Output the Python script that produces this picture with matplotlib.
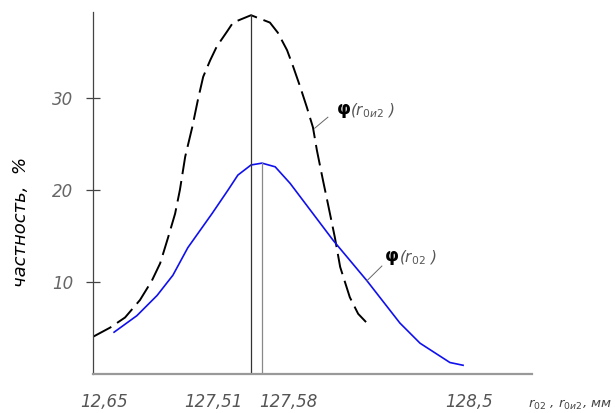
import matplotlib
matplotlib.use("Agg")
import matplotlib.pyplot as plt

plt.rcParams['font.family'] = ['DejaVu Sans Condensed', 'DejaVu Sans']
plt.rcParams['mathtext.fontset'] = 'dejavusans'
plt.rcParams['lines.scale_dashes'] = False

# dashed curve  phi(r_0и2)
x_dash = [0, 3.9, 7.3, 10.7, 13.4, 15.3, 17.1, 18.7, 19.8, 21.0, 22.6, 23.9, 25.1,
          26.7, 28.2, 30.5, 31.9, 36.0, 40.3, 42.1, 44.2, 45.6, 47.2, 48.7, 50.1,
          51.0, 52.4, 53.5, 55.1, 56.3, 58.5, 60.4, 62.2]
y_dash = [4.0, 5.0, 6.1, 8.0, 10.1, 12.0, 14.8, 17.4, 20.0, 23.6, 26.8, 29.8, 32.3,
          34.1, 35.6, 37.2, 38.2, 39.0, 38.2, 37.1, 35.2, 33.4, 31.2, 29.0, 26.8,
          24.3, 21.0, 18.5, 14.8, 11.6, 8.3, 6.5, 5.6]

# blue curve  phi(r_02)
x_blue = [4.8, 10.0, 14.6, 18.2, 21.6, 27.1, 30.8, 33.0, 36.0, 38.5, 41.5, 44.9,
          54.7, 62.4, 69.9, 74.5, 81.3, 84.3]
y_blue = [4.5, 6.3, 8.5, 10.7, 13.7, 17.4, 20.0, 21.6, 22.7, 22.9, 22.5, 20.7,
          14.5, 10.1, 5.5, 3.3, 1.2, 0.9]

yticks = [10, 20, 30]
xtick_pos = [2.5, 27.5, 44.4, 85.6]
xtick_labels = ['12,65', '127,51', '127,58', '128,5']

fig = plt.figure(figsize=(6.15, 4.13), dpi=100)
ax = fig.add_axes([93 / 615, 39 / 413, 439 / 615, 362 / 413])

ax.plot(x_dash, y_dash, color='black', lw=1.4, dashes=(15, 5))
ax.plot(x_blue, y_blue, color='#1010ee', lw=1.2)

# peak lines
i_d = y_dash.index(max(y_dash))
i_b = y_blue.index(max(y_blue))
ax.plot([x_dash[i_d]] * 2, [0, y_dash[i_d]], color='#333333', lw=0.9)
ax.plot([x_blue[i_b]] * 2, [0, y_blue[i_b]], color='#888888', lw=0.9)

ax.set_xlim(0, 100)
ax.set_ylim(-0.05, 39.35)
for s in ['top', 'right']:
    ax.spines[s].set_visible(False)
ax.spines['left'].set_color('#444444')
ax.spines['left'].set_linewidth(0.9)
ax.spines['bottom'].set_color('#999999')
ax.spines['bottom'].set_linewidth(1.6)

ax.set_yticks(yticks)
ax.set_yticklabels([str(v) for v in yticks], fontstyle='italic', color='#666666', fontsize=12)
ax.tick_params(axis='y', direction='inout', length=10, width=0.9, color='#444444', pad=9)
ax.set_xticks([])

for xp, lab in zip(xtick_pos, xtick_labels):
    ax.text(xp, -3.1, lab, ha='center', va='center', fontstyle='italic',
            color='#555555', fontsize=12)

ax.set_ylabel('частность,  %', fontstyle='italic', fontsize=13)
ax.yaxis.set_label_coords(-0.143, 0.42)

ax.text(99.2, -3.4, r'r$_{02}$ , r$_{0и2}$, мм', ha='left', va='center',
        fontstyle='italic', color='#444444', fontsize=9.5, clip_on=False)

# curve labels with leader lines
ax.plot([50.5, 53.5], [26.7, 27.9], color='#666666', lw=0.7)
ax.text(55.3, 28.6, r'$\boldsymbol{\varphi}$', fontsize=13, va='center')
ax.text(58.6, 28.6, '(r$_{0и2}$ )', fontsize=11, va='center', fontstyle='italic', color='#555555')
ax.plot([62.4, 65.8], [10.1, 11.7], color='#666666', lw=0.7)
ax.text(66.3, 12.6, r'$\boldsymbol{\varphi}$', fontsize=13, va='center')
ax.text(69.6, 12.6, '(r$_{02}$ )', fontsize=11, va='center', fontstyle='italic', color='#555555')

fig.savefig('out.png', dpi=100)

☆ ☆ ☆ ☆ ☆ ☆ ☆

* **CHALLENGE**
From the first line above down to the line with "ax.spines['bottom'].set_linewidth(1.6)", reproduce every line and no others, omitting pictures.

* **FULL SOLUTION**
Output the Python script that produces this picture with matplotlib.
import matplotlib
matplotlib.use("Agg")
import matplotlib.pyplot as plt

plt.rcParams['font.family'] = ['DejaVu Sans Condensed', 'DejaVu Sans']
plt.rcParams['mathtext.fontset'] = 'dejavusans'
plt.rcParams['lines.scale_dashes'] = False

# dashed curve  phi(r_0и2)
x_dash = [0, 3.9, 7.3, 10.7, 13.4, 15.3, 17.1, 18.7, 19.8, 21.0, 22.6, 23.9, 25.1,
          26.7, 28.2, 30.5, 31.9, 36.0, 40.3, 42.1, 44.2, 45.6, 47.2, 48.7, 50.1,
          51.0, 52.4, 53.5, 55.1, 56.3, 58.5, 60.4, 62.2]
y_dash = [4.0, 5.0, 6.1, 8.0, 10.1, 12.0, 14.8, 17.4, 20.0, 23.6, 26.8, 29.8, 32.3,
          34.1, 35.6, 37.2, 38.2, 39.0, 38.2, 37.1, 35.2, 33.4, 31.2, 29.0, 26.8,
          24.3, 21.0, 18.5, 14.8, 11.6, 8.3, 6.5, 5.6]

# blue curve  phi(r_02)
x_blue = [4.8, 10.0, 14.6, 18.2, 21.6, 27.1, 30.8, 33.0, 36.0, 38.5, 41.5, 44.9,
          54.7, 62.4, 69.9, 74.5, 81.3, 84.3]
y_blue = [4.5, 6.3, 8.5, 10.7, 13.7, 17.4, 20.0, 21.6, 22.7, 22.9, 22.5, 20.7,
          14.5, 10.1, 5.5, 3.3, 1.2, 0.9]

yticks = [10, 20, 30]
xtick_pos = [2.5, 27.5, 44.4, 85.6]
xtick_labels = ['12,65', '127,51', '127,58', '128,5']

fig = plt.figure(figsize=(6.15, 4.13), dpi=100)
ax = fig.add_axes([93 / 615, 39 / 413, 439 / 615, 362 / 413])

ax.plot(x_dash, y_dash, color='black', lw=1.4, dashes=(15, 5))
ax.plot(x_blue, y_blue, color='#1010ee', lw=1.2)

# peak lines
i_d = y_dash.index(max(y_dash))
i_b = y_blue.index(max(y_blue))
ax.plot([x_dash[i_d]] * 2, [0, y_dash[i_d]], color='#333333', lw=0.9)
ax.plot([x_blue[i_b]] * 2, [0, y_blue[i_b]], color='#888888', lw=0.9)

ax.set_xlim(0, 100)
ax.set_ylim(-0.05, 39.35)
for s in ['top', 'right']:
    ax.spines[s].set_visible(False)
ax.spines['left'].set_color('#444444')
ax.spines['left'].set_linewidth(0.9)
ax.spines['bottom'].set_color('#999999')
ax.spines['bottom'].set_linewidth(1.6)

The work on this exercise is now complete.